Net Gain of 400 Percent

“Yeah,” said the former ’57 Chevy owner. “My uncle was right. That car turned out to be a good investment. I paid $100 for it, and got a $500 deduction, a net gain of 400 percent! Not bad for my first investment, right?”

“Whoa,” said our employee, impressed. “What amounts to a profit of 400 percent for a car in bad condition? I think that’s amazing!”

“Yeah. When I told my uncle, he laughed and said he should have donated it in the first place, and gotten the deduction himself. ‘Live and learn,’ he said.

“I had a good laugh. But the truth is, I was really happy to donate a car that was essentially a piece of junk, and not only get a deduction, but help kids in the process.

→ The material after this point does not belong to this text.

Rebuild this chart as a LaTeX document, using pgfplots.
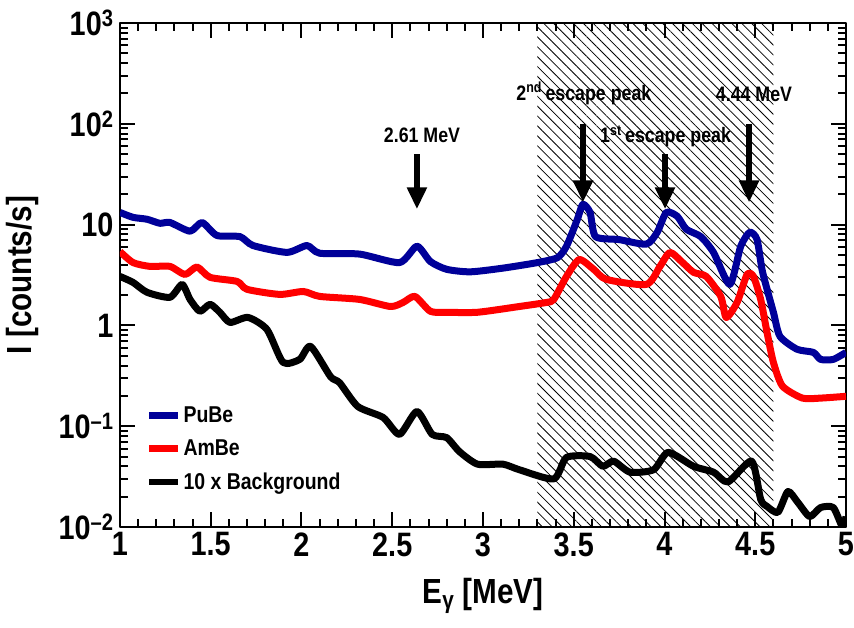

“I was glad I’d had the idea to donate that car. But the jingle is really what triggered the thought in the first place, so hats off to your marketing team,” said the donor.

“Nice to Be Appreciated.”

“Thank you!” said our beaming employee. “It’s nice to be appreciated.”

Incidental exchanges like this one happen all the time, and these unsolicited testimonials make our work a pleasure. Maybe that’s the reason we walk into work each day with smiles on our faces. Because we know we’re doing right by our donors, giving great service while helping children, too!